Молодые гранды России увидели Европу с ее дворцами, кафе, чистенькими коттеджиками вместо изб, знающими себе цену фермерами и ремесленниками. Европа не была разделена на касты, на «бар» и «мужиков», как традиционалистская Россия. И во Франции, и в Германии, и в Швейцарии тоже были официанты – но не «лакузы», не «шестерки»; были горничные, кухарки, лакеи – но без унижения, без раболепства. И главное, в Европе не было статусных рабов – крепостных крестьян, униженных и оскорбленных. Все декабристы читали Байрона. Он учил не покоряться, бежать от мира и становиться корсарами и Чайльд-Гарольдами, освобождать Венецию от тирании Десяти, как Марино Фальеро, венецианский дож, впутавшийся в восстание против самого себя.

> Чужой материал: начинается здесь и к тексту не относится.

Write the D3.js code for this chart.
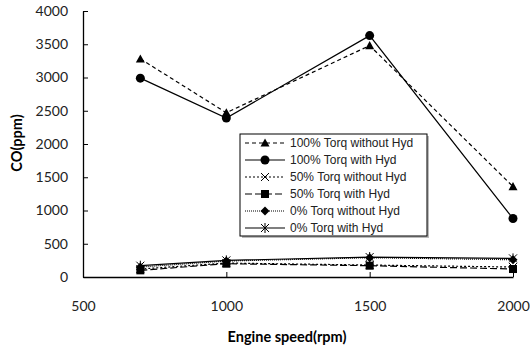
<!DOCTYPE html>
<html>
<head>
<meta charset="utf-8">
<script src="https://cdn.jsdelivr.net/npm/d3@7"></script>
<style>
  body { margin: 0; background: #fff; }
  svg { display: block; }
</style>
</head>
<body>
<svg id="chart" width="530" height="353"></svg>
<script>
// engine speed (rpm)
const speeds = [700, 1000, 1500, 2000];

const seriesNames = [
  "100% Torq without Hyd",
  "100% Torq with Hyd",
  "50% Torq without Hyd",
  "50% Torq with Hyd",
  "0% Torq without Hyd",
  "0% Torq with Hyd",
];

// CO (ppm)
const full_noHyd = [3280, 2470, 3480, 1360];
const full_hyd = [2990, 2390, 3630, 880];
const half_noHyd = [120, 210, 180, 150];
const half_hyd = [100, 200, 170, 120];
const zero_noHyd = [150, 240, 290, 260];
const zero_hyd = [170, 250, 300, 280];

const xTicks = [500, 1000, 1500, 2000];
const yTicks = [0, 500, 1000, 1500, 2000, 2500, 3000, 3500, 4000];

const styles = [
  { dash: "4,3", marker: "triangle", width: 1.2 },
  { dash: null, marker: "circle", width: 1.2 },
  { dash: "2,2", marker: "cross", width: 1.2 },
  { dash: "7,3", marker: "square", width: 1.2 },
  { dash: "1,1", marker: "diamond", width: 1.2 },
  { dash: null, marker: "asterisk", width: 1.2 },
];

const series = [full_noHyd, full_hyd, half_noHyd, half_hyd, zero_noHyd, zero_hyd]
  .map((vals, i) => ({ name: seriesNames[i], style: styles[i], values: vals.map((v, j) => ({ x: speeds[j], y: v })) }));

const margin = { left: 83, top: 11, right: 17, bottom: 76 };
const svg = d3.select("#chart");
const W = 530, H = 353;

const x = d3.scaleLinear().domain([500, 2000]).range([margin.left, W - margin.right]);
const y = d3.scaleLinear().domain([0, 4000]).range([H - margin.bottom, margin.top]);

const font = "Lato, 'Open Sans', sans-serif";

// axes
const xAxis = svg.append("g")
  .attr("transform", `translate(0,${y(0)})`)
  .call(d3.axisBottom(x).tickValues(xTicks).tickFormat(d3.format("d"))
    .tickSizeInner(-5).tickSizeOuter(0).tickPadding(24));
const yAxis = svg.append("g")
  .attr("transform", `translate(${x(500)},0)`)
  .call(d3.axisLeft(y).tickValues(yTicks).tickFormat(d3.format("d"))
    .tickSizeInner(-5).tickSizeOuter(0).tickPadding(15));

[xAxis, yAxis].forEach(a => {
  a.select(".domain").attr("stroke", "#000").attr("stroke-width", 1.3);
  a.selectAll(".tick line").attr("stroke", "#000").attr("stroke-width", 1);
  a.selectAll(".tick text").attr("font-family", font).attr("font-size", 14).attr("fill", "#222");
});
xAxis.selectAll(".tick").filter(d => d === 500).select("line").remove();

svg.append("text")
  .attr("x", 287).attr("y", 342)
  .attr("text-anchor", "middle")
  .attr("font-family", font).attr("font-size", 14.5).attr("font-weight", "bold")
  .text("Engine speed(rpm)");

svg.append("text")
  .attr("transform", "translate(22,143) rotate(-90)")
  .attr("text-anchor", "middle")
  .attr("font-family", font).attr("font-size", 14.5).attr("font-weight", "bold")
  .text("CO(ppm)");

// markers
function drawMarker(g, type, cx, cy) {
  const s = 4.5;
  if (type === "triangle") {
    g.append("path").attr("d", `M${cx},${cy - s}L${cx + s},${cy + s * 0.8}L${cx - s},${cy + s * 0.8}Z`).attr("fill", "#000");
  } else if (type === "circle") {
    g.append("circle").attr("cx", cx).attr("cy", cy).attr("r", 4.5).attr("fill", "#000");
  } else if (type === "square") {
    g.append("rect").attr("x", cx - 4).attr("y", cy - 4).attr("width", 8).attr("height", 8).attr("fill", "#000");
  } else if (type === "diamond") {
    g.append("path").attr("d", `M${cx},${cy - s}L${cx + s},${cy}L${cx},${cy + s}L${cx - s},${cy}Z`).attr("fill", "#000");
  } else if (type === "cross") {
    g.append("path").attr("d", `M${cx - 4},${cy - 4}L${cx + 4},${cy + 4}M${cx - 4},${cy + 4}L${cx + 4},${cy - 4}`)
      .attr("stroke", "#000").attr("stroke-width", 1);
  } else if (type === "asterisk") {
    g.append("path").attr("d", `M${cx - 4},${cy - 4}L${cx + 4},${cy + 4}M${cx - 4},${cy + 4}L${cx + 4},${cy - 4}M${cx},${cy - 5}L${cx},${cy + 5}`)
      .attr("stroke", "#000").attr("stroke-width", 1);
  }
}

const line = d3.line().x(d => x(d.x)).y(d => y(d.y));

const plot = svg.append("g");
// draw low series first, big ones on top
series.slice().reverse().forEach(s => {
  const g = plot.append("g");
  g.append("path")
    .attr("d", line(s.values))
    .attr("fill", "none")
    .attr("stroke", "#000")
    .attr("stroke-width", s.style.width)
    .attr("stroke-dasharray", s.style.dash);
  s.values.forEach(d => drawMarker(g, s.style.marker, x(d.x), y(d.y)));
});

// legend
const legend = svg.append("g").attr("transform", "translate(240,134)");
legend.append("rect")
  .attr("x", 2).attr("y", 2).attr("width", 187).attr("height", 102)
  .attr("fill", "#bbb");
legend.append("rect")
  .attr("width", 187).attr("height", 102)
  .attr("fill", "#fff").attr("stroke", "#000").attr("stroke-width", 1);

series.forEach((s, i) => {
  const ly = 9 + i * 17;
  const g = legend.append("g");
  g.append("line")
    .attr("x1", 5).attr("x2", 45).attr("y1", ly).attr("y2", ly)
    .attr("stroke", "#000").attr("stroke-width", s.style.width)
    .attr("stroke-dasharray", s.style.dash);
  drawMarker(g, s.style.marker, 25, ly);
  g.append("text")
    .attr("x", 50).attr("y", ly).attr("dy", "0.35em")
    .attr("font-family", "'Liberation Sans', Arial, sans-serif")
    .attr("font-size", 12).attr("fill", "#222")
    .text(s.name);
});
</script>
</body>
</html>
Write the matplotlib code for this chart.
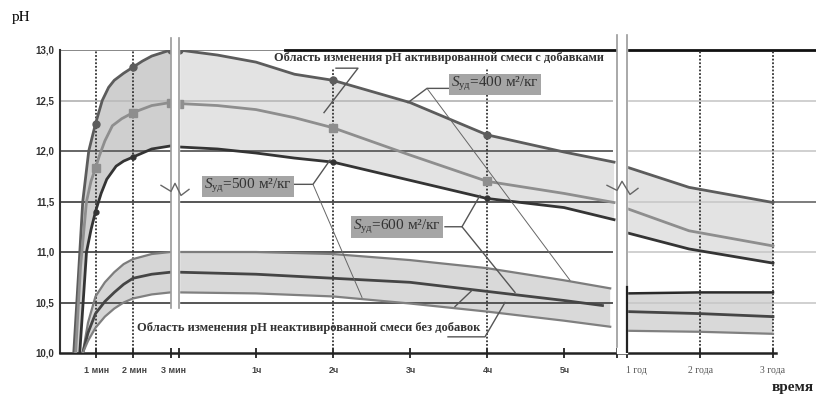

У молодых офицеров было предостаточно свободы, но они чувствовали, как Камю, который скажет в XX веке: «Свобода будет каторгой, пока хотя бы один человек останется рабом на земле».
Молодые аристократы стали учить грамоте своих солдат, обращаться к ним на вы и разошлись по кружкам, где за чашей хорошего пунша, в шелковых и бархатных гостиных, в не самых дешевых кабаках обсуждали «роковые» вопросы, а также спорили на извечные темы «Кто виноват?», «Что делать?» и «С чего начать?».
«И я говорил: „Тираны!“ – и славил зарю свободы, под пламенные тирады мы пили вино, как воду».
О, Галич хорошо понимал декабристов; его поколение «шестидесятников» мыслило почти так же, только не было солдат, которых можно было вывести на площадь, да и охотников до вооруженных восстаний к этому времени в живых уже не осталось.
«Союз благоденствия» не привел бы ни к каким опасным последствиям, если бы его членов император Александр собрал в каком-нибудь зале для игры в мяч и велел им вырабатывать конституцию. Крепостные крестьяне, возможно, могли и подождать, над ними не капало; Россия прокисла и распухла от летаргического сна и тоже никуда не торопилась. Но юные идеалисты из элиты ждать не хотели и не могли. Крестьян надо было освобождать ради них. Но после Парижа, Венского конгресса и Священного союза Александр комитетами и реформами больше не баловался. Молодых мятежников некуда было посадить. Комиссии, комитеты, Сперанский, Чарторыйский – все это кончилось для Александра раз и навсегда. Правда, последней, роковой глупости для тех и против тех, кого он приготовлял к делу свободы, реформы и мятежа, Александр не сделал. Знал он, знал все про «Союз благоденствия», про Северное и Южное общества, про эти тайные общества идеалистов и авантюристов.
(«Лечиться бы им, лечиться! На кислые ездить воды! Они ж по ночам: “Отчизна! Тираны! Заря свободы!”»)
Но не было ни арестов, ни репрессий. Было только частное письмо к Николаю Тургеневу из Северного общества, «просьба христианина», «обращенная к христианину же»: бросить все это. Это так потрясло адресата, что он действительно все бросил и уехал в Париж. Такие письма и дружеские беседы со всеми будущими декабристами могли бы 14 декабря предотвратить. Смелых людей нельзя сломить, нельзя запугать. Их можно победить только великодушием, только добротой.